= Garda National Immigration Bureau =

Irish police unit

The Garda National Immigration Bureau (GNIB; Irish: Biúró Náisiúnta an Gharda Síochána um Inimirce) is a unit of the Garda Síochána, the police force of Ireland. It was formed in May 2000 and is responsible for the enforcement of immigration law in Ireland.

== Formation and duties ==
The GNIB was formed in May 2000, and is responsible for the execution of deportation orders, investigation of human trafficking complaints, investigation of language schools, countering illegal immigration and border control.
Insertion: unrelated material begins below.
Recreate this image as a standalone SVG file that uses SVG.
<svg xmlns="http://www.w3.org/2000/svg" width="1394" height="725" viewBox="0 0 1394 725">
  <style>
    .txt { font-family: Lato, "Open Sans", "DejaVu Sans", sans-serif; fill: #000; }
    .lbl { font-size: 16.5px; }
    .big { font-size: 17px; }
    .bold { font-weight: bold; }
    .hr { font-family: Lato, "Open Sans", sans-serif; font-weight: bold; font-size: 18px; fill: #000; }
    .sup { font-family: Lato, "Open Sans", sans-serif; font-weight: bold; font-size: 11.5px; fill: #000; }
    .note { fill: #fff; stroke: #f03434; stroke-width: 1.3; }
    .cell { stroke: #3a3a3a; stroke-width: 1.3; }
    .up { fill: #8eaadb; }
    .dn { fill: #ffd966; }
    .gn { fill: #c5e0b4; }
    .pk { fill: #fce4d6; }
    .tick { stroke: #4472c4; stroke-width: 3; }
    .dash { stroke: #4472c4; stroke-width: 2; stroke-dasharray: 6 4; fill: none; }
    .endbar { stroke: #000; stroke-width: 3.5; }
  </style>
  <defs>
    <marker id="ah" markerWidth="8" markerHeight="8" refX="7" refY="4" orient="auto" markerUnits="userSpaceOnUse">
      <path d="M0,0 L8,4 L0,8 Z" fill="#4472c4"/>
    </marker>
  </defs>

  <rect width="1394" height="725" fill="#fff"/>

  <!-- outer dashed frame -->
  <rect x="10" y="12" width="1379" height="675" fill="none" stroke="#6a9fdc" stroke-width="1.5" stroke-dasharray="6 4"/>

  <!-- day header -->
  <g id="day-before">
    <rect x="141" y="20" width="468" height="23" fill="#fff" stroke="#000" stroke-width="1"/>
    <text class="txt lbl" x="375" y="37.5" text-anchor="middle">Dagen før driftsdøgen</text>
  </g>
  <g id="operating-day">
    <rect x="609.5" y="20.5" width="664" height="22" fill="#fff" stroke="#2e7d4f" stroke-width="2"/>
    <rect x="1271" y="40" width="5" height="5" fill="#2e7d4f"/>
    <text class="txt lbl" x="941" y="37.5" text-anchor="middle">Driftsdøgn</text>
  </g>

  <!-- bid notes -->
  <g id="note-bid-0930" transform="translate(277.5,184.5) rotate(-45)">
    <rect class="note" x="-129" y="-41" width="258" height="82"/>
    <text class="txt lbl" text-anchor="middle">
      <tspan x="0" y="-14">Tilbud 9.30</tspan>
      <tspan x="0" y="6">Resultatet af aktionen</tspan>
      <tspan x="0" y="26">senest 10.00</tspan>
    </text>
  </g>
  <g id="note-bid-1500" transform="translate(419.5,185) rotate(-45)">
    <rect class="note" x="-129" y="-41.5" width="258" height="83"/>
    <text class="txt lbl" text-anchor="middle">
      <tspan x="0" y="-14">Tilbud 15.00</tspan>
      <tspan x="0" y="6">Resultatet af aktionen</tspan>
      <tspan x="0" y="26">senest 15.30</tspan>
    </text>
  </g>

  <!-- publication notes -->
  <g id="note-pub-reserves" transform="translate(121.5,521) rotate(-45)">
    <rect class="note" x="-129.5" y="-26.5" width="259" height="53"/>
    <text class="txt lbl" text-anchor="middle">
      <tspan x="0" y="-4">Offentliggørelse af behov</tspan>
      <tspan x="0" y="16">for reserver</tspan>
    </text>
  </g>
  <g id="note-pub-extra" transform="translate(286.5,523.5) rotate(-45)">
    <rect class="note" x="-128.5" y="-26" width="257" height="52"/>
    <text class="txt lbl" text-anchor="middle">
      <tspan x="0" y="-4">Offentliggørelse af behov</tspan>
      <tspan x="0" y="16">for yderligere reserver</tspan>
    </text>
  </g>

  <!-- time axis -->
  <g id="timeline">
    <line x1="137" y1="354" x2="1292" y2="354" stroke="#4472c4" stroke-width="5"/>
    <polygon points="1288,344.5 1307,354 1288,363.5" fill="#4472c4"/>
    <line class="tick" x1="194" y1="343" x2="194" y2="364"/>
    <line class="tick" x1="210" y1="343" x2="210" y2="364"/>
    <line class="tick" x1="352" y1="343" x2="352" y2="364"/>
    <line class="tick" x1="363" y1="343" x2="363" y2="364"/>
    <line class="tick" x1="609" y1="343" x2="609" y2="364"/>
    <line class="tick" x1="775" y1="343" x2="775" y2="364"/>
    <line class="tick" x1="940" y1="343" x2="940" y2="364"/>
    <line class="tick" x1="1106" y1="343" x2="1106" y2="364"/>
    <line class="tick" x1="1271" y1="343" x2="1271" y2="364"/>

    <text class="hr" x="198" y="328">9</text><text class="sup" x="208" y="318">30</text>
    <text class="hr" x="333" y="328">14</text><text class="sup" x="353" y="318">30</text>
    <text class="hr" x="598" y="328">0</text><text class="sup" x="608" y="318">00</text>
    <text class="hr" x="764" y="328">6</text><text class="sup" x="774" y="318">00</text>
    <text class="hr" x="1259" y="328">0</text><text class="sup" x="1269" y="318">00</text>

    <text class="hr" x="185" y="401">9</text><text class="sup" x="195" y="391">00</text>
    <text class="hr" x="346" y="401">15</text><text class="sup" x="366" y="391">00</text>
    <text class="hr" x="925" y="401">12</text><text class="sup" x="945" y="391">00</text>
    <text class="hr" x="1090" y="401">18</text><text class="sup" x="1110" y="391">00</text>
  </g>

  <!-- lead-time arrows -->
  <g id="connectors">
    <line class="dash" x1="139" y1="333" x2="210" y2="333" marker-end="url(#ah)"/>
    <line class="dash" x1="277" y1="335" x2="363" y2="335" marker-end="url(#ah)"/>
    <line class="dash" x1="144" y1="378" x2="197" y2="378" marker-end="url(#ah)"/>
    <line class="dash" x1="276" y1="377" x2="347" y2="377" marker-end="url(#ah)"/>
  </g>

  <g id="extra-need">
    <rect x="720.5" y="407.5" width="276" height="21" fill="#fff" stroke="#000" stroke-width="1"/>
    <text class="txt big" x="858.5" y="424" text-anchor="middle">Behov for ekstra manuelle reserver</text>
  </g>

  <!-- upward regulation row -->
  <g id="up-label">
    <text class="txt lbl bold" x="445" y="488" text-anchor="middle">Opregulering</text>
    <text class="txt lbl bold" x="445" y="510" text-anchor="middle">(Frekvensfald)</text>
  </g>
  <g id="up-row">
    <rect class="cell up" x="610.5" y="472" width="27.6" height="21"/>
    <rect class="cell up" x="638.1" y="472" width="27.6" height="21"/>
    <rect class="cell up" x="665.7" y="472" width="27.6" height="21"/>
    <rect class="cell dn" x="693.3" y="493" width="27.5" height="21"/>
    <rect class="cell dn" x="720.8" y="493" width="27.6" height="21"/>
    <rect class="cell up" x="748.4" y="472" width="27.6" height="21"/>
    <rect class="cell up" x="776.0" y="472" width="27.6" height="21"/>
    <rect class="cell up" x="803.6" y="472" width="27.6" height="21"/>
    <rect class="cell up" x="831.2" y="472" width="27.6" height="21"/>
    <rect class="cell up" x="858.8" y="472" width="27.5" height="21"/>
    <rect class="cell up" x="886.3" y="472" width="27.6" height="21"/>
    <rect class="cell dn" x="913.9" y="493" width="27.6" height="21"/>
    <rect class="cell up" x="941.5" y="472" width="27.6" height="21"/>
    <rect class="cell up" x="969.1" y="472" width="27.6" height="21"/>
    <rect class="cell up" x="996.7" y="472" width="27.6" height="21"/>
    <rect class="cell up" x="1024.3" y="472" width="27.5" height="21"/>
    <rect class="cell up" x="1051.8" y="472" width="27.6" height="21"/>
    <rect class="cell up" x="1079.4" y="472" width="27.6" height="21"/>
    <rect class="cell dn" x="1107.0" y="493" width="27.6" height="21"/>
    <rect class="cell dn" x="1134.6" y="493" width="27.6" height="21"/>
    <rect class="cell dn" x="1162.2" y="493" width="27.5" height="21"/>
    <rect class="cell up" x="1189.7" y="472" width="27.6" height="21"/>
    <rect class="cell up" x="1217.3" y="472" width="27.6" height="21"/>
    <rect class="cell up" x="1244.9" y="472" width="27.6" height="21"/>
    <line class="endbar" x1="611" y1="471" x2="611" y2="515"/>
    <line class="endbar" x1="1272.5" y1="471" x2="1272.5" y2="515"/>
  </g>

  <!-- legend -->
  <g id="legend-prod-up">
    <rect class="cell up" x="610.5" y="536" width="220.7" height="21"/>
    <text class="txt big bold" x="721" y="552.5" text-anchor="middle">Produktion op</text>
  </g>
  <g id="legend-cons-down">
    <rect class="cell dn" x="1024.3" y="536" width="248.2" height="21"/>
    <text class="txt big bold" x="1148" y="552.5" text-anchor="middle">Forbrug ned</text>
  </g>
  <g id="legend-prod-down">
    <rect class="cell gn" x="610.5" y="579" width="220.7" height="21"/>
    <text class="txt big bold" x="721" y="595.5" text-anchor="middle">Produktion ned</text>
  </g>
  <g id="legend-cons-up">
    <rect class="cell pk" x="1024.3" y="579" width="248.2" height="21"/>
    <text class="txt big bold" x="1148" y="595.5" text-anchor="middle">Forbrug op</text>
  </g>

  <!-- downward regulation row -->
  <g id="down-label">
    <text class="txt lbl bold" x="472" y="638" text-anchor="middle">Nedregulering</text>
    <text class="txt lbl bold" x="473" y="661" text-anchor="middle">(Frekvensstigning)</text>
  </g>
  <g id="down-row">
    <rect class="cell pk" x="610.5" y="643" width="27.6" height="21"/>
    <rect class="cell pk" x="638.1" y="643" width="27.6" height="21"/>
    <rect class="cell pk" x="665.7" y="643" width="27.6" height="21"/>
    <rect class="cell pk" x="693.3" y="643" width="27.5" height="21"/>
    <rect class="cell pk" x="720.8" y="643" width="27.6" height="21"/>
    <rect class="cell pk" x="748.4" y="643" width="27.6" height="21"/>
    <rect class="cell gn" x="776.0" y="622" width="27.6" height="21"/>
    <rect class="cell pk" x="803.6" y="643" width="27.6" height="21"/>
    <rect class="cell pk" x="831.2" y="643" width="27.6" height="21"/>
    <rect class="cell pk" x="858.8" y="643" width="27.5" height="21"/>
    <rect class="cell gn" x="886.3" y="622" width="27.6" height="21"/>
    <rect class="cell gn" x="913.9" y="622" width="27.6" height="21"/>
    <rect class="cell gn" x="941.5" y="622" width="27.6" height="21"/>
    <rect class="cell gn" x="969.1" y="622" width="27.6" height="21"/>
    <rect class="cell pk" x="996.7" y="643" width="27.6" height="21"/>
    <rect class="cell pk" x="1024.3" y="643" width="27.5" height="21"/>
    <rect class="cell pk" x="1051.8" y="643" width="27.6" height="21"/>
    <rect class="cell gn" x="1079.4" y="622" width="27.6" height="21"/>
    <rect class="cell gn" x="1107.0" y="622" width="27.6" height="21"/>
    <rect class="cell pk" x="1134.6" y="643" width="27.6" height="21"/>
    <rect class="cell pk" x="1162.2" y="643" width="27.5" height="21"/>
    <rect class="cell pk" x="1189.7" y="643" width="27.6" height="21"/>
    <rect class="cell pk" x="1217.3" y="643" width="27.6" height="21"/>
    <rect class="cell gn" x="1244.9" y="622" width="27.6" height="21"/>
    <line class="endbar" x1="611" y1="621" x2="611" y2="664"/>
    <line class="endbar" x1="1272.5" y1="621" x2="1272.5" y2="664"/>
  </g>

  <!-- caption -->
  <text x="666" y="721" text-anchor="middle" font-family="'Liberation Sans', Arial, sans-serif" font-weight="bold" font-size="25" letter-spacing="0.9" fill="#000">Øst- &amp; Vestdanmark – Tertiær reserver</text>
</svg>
It also provides support and assistance to local Garda immigration officers throughout the country.

It operates immigration checkpoints at Irish airports and ports, except at Dublin Airport, where the facilities are operated by the Irish Naturalisation and Immigration Service.
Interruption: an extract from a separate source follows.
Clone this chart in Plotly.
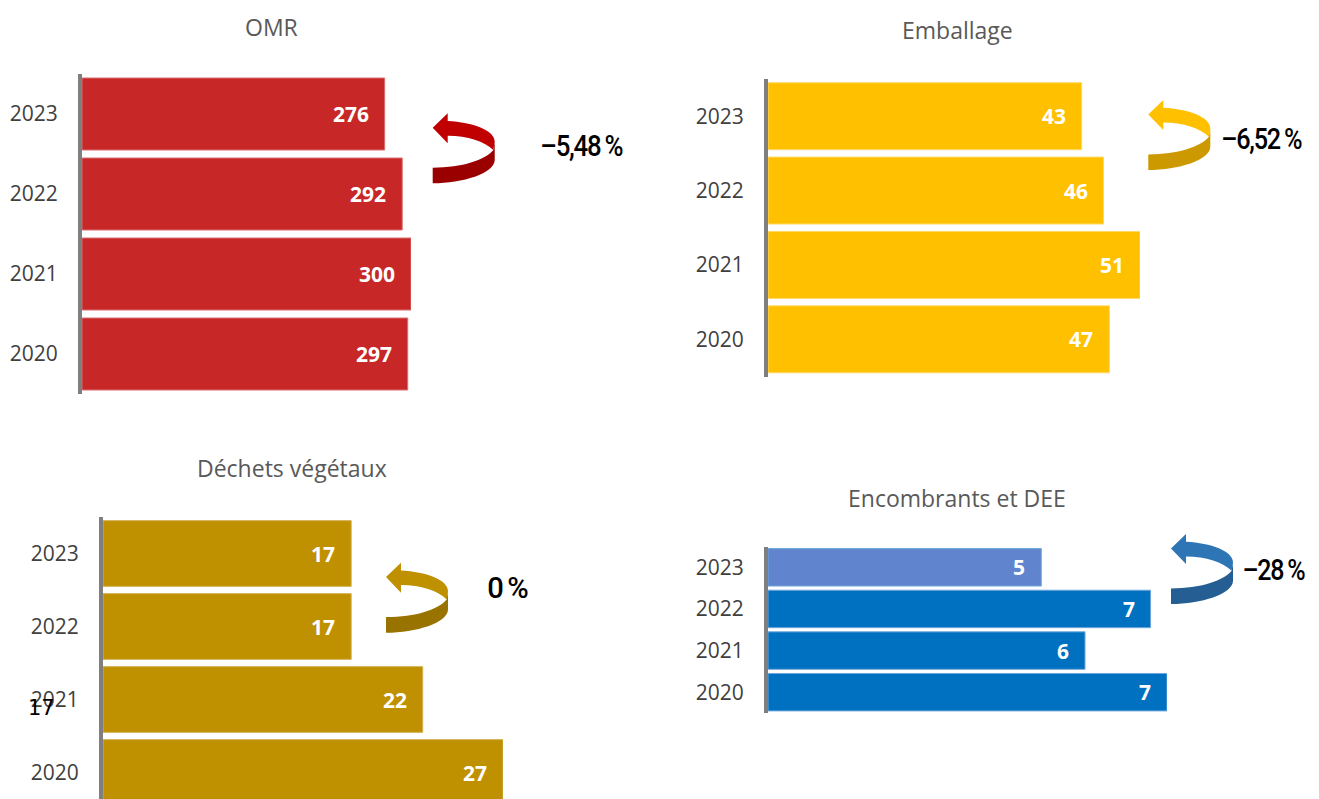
import plotly.graph_objects as go

W, H = 1319, 799

years = ["2023", "2022", "2021", "2020"]
omr_values = [276, 292, 300, 297]
emballage_values = [43, 46, 51, 46.8]
vegetaux_values = [17.0, 17.0, 21.9, 27.4]
encombrants_values = [5.0, 7.0, 5.8, 7.3]

titles = ["OMR", "Emballage", "Déchets végétaux", "Encombrants et DEE"]
changes = ["–5,48 %", "–6,52 %", "0 %", "–28 %"]
change_widths = [82, 80, 40, 62]
stray_label = "17"

panels = [
    dict(values=omr_values, colors=["#C82727"] * 4, edge="#D9706F",
         x0=82, x1=411, top=74, bottom=394, yrange=[3.5, -0.5],
         title_xy=(271, 27), change_xy=(581, 145),
         arrow=(432.7, 113.3), arrow_colors=("#C00000", "#9A0000")),
    dict(values=emballage_values, colors=["#FFC000"] * 4, edge="#FFD966",
         x0=768, x1=1140, top=79, bottom=376.5, yrange=[3.5, -0.5],
         title_xy=(957, 30), change_xy=(1261, 138),
         arrow=(1148.3, 100), arrow_colors=("#FFC000", "#CC9A00")),
    dict(values=vegetaux_values, colors=["#BF9000"] * 4, edge="#D2B04F",
         x0=103, x1=503, top=517, bottom=799, yrange=[3.363, -0.5],
         title_xy=(292, 468), change_xy=(507, 587),
         arrow=(386, 562.7), arrow_colors=("#BF9000", "#997300")),
    dict(values=encombrants_values, colors=["#6085CE", "#0070C0", "#0070C0", "#0070C0"], edge="#6FA8DC",
         x0=768, x1=1167, top=546.5, bottom=713, yrange=[3.5, -0.5],
         title_xy=(957, 498), change_xy=(1273, 569),
         arrow=(1171, 534), arrow_colors=("#2E75B6", "#255E92")),
]

def px(x):
    return x / W

def py(y):
    return 1 - y / H

def path(points_cmds, ox, oy):
    out = []
    for cmd, pts in points_cmds:
        coords = " ".join(f"{px(ox + a):.5f},{py(oy + b):.5f}" for a, b in pts)
        out.append(f"{cmd} {coords}")
    return " ".join(out) + " Z"

ARROW_UPPER = [("M", [(0, 14.4)]), ("L", [(15, 0)]), ("L", [(15, 7.7)]),
               ("C", [(40, 9), (62, 17), (62, 28.4)]), ("L", [(60.6, 36.7)]),
               ("C", [(52, 28), (35, 22.4), (15, 22.4)]), ("L", [(15, 30)])]
ARROW_LOWER = [("M", [(62, 28.4)]), ("L", [(62, 46.7)]),
               ("C", [(62, 60), (30, 70), (0, 70)]), ("L", [(0, 54.4)]),
               ("C", [(30, 54), (52, 47), (60.6, 36.7)])]

fig = go.Figure()
annotations, shapes = [], []
layout = {}
TICK_FONT = dict(family="Open Sans", size=21, color="#404040")

for i, p in enumerate(panels):
    n = "" if i == 0 else str(i + 1)
    fig.add_trace(go.Bar(
        x=p["values"], y=years, orientation="h", xaxis=f"x{n}", yaxis=f"y{n}",
        marker=dict(color=p["colors"], line=dict(color=p["edge"], width=1)),
        showlegend=False, hoverinfo="skip"))
    layout[f"xaxis{n}"] = dict(domain=[px(p["x0"]), px(p["x1"])], range=[0, max(p["values"])],
                               visible=False, anchor=f"y{n}", fixedrange=True)
    layout[f"yaxis{n}"] = dict(domain=[py(p["bottom"]), py(p["top"])], type="category",
                               categoryorder="array", categoryarray=years, range=p["yrange"],
                               anchor=f"x{n}", showline=True, linewidth=4, linecolor="#7F7F7F",
                               ticks="", showgrid=False, tickfont=TICK_FONT,
                               ticklabelstandoff=16, fixedrange=True)
    for k, v in enumerate(p["values"]):
        annotations.append(dict(x=v, y=k, xref=f"x{n}", yref=f"y{n}", text=f"<b>{round(v)}</b>",
                                showarrow=False, xanchor="right", yanchor="middle", xshift=-14,
                                font=dict(family="Open Sans", size=21, color="white")))
    annotations.append(dict(x=px(p["title_xy"][0]), y=py(p["title_xy"][1]), xref="paper", yref="paper",
                            text=titles[i], showarrow=False, xanchor="center", yanchor="middle",
                            font=dict(family="Open Sans", size=23, color="#595959")))
    annotations.append(dict(x=px(p["change_xy"][0]), y=py(p["change_xy"][1]), xref="paper", yref="paper",
                            text=changes[i], showarrow=False, xanchor="center", yanchor="middle",
                            font=dict(family="Roboto", size=30, weight=500, color="black")))
    ox, oy = p["arrow"]
    shapes.append(dict(type="path", xref="paper", yref="paper", path=path(ARROW_LOWER, ox, oy),
                       fillcolor=p["arrow_colors"][1], line=dict(width=0)))
    shapes.append(dict(type="path", xref="paper", yref="paper", path=path(ARROW_UPPER, ox, oy),
                       fillcolor=p["arrow_colors"][0], line=dict(width=0)))

annotations.append(dict(x=px(41), y=py(708), xref="paper", yref="paper", text=stray_label,
                        showarrow=False, xanchor="center", yanchor="middle",
                        font=dict(family="DejaVu Sans", size=21, color="black")))

fig.update_layout(width=W, height=H, margin=dict(l=0, r=0, t=0, b=0), paper_bgcolor="white",
                  plot_bgcolor="white", bargap=0.1, annotations=annotations, shapes=shapes, **layout)

width_map = ",".join(f'"{c}":{w}' for c, w in zip(changes, change_widths))
post = """
document.documentElement.style.overflow='hidden';
document.body.style.margin='0';
var widths={%s};
document.querySelectorAll('.annotation-text').forEach(function(t){
  var w=widths[t.textContent];
  if(w){
    t.style.letterSpacing='-1.5px';
    t.style.wordSpacing='-1px';
    t.setAttribute('textLength',w);
    t.setAttribute('lengthAdjust','spacingAndGlyphs');
  }
});
""" % width_map
fig.write_html("out.html", config={"displayModeBar": False}, post_script=post)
While Garda officers also previously handled administrative tasks like registering people and issuing residence permits, these duties were transferred to civilian staff at Immigration Service Delivery (ISD), formerly the Irish Naturalisation and Immigration Service (INIS), on 13 January 2025, with the Minister for Justice stating that she was 'committed to civilianising administrative functions within An Garda Síochána' to allow Gardaí to focus on enforcement duties such as deportations and investigations, and to modernise immigration services, including online renewals in counties such as Cork and Limerick.

== Organisation ==
The GNIB is headquartered at Burgh Quay in Dublin 2, and reports to the Assistant Commissioner with responsibility for Special Crime Operations. As of 2010, its staff included two Detective Superintendents, four Detective Inspectors, 24 Detective Sergeants, 180 Detective Gardaí and Gardaí, and 68 civilian staff.

The Minister for Justice, Home Affairs and Migration has responsibility for both the Irish Naturalisation and Immigration Service and the Garda National Immigration Bureau. This oversight is intended to ensure coordination between the police force's enforcement duties and the civilian-led administrative functions of the national immigration system.